## START Source data
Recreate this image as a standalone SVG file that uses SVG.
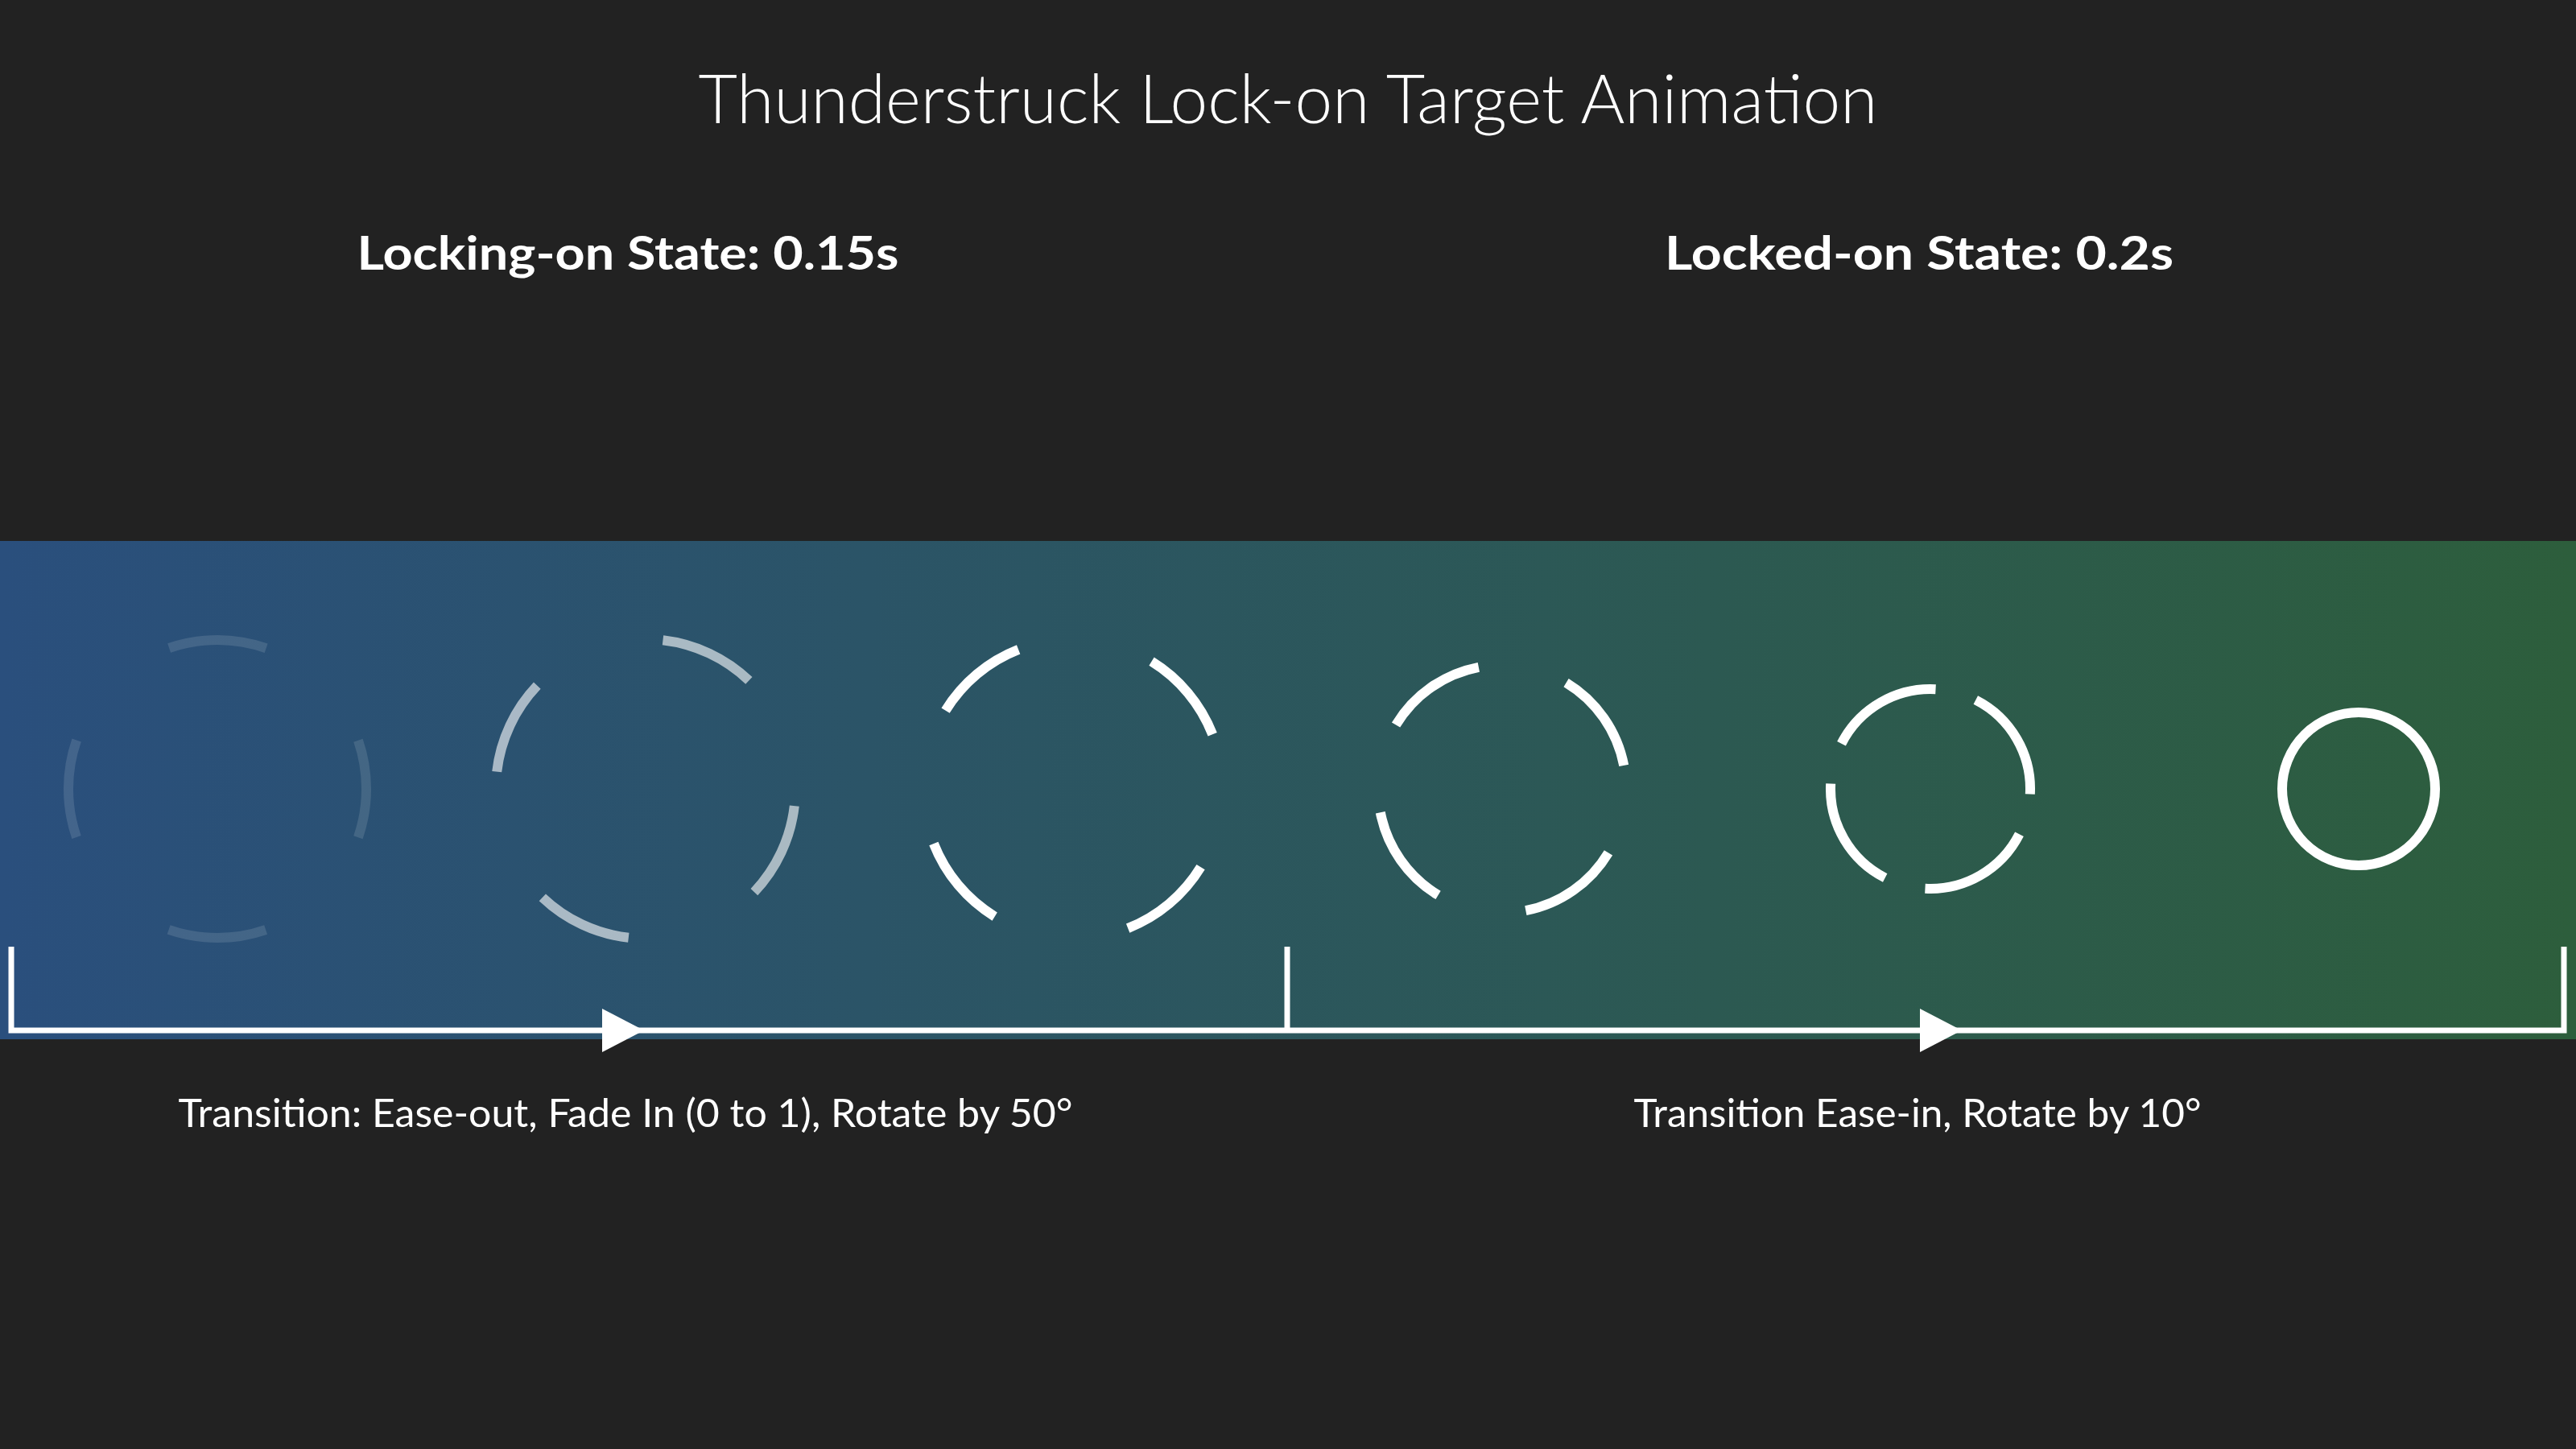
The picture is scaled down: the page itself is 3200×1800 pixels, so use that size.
<svg xmlns="http://www.w3.org/2000/svg" width="3200" height="1800" viewBox="0 0 3200 1800">
  <defs>
    <linearGradient id="band" x1="0" y1="0" x2="1" y2="0">
      <stop offset="0" stop-color="#2a4f7d"/>
      <stop offset="1" stop-color="#2d5e3c"/>
    </linearGradient>
    <style>
      .title { font-family: "Lato", "Open Sans", sans-serif; font-weight: 300; font-size: 84px; fill: #ffffff; }
      .sub { font-family: "Lato", "Open Sans", sans-serif; font-weight: 700; font-size: 58px; fill: #ffffff; }
      .label { font-family: "Lato", "Open Sans", sans-serif; font-weight: 400; font-size: 48px; fill: #ffffff; }
      .ring { fill: none; stroke: #ffffff; stroke-width: 12; stroke-linecap: butt; }
      .bracket { fill: none; stroke: #ffffff; stroke-width: 7; }
      .head { fill: #ffffff; }
    </style>
  </defs>

  <rect x="0" y="0" width="3200" height="1800" fill="#222222"/>
  <rect x="0" y="672" width="3200" height="619" fill="url(#band)"/>

  <g id="title">
    <text class="title" x="1600" y="153" text-anchor="middle" textLength="1465" lengthAdjust="spacingAndGlyphs">Thunderstruck Lock-on Target Animation</text>
  </g>
  <g id="state-locking">
    <text class="sub" x="780" y="335" text-anchor="middle" textLength="673" lengthAdjust="spacingAndGlyphs">Locking-on State: 0.15s</text>
  </g>
  <g id="state-locked">
    <text class="sub" x="2384" y="335" text-anchor="middle" textLength="632" lengthAdjust="spacingAndGlyphs">Locked-on State: 0.2s</text>
  </g>

  <g id="frame1">
    <circle class="ring" cx="270" cy="980" r="185" opacity="0.12" stroke-dasharray="122.7 167.9" transform="rotate(-19 270 980)"/>
  </g>
  <g id="frame2">
    <circle class="ring" cx="802" cy="980" r="186" opacity="0.6" stroke-dasharray="120.1 172.1" transform="rotate(6.5 802 980)"/>
  </g>
  <g id="frame3">
    <circle class="ring" cx="1333" cy="980" r="186" stroke-dasharray="120.1 172.1" transform="rotate(31.5 1333 980)"/>
  </g>
  <g id="frame4">
    <circle class="ring" cx="1866" cy="980" r="154" stroke-dasharray="129.0 112.9" transform="rotate(31 1866 980)"/>
  </g>
  <g id="frame5">
    <circle class="ring" cx="2398" cy="980" r="124" stroke-dasharray="142.8 51.9" transform="rotate(27 2398 980)"/>
  </g>
  <g id="frame6">
    <circle class="ring" cx="2930" cy="980" r="95"/>
  </g>

  <g id="connectors">
    <polyline class="bracket" points="14,1176 14,1280 3185,1280 3185,1176"/>
    <line class="bracket" x1="1599" y1="1176" x2="1599" y2="1280"/>
    <polygon class="head" points="748,1253 748,1307 800,1280"/>
    <polygon class="head" points="2385,1253 2385,1307 2437,1280"/>
  </g>

  <g id="label-locking">
    <text class="label" x="777" y="1400" text-anchor="middle" textLength="1111" lengthAdjust="spacingAndGlyphs">Transition: Ease-out, Fade In (0 to 1), Rotate by 50°</text>
  </g>
  <g id="label-locked">
    <text class="label" x="2382" y="1400" text-anchor="middle" textLength="705" lengthAdjust="spacingAndGlyphs">Transition Ease-in, Rotate by 10°</text>
  </g>
</svg>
## END Source data
Show each line holding the word "that".

Recreate this image as a standalone SVG file that uses SVG.
The picture is scaled down: the page itself is 3200×1800 pixels, so use that size.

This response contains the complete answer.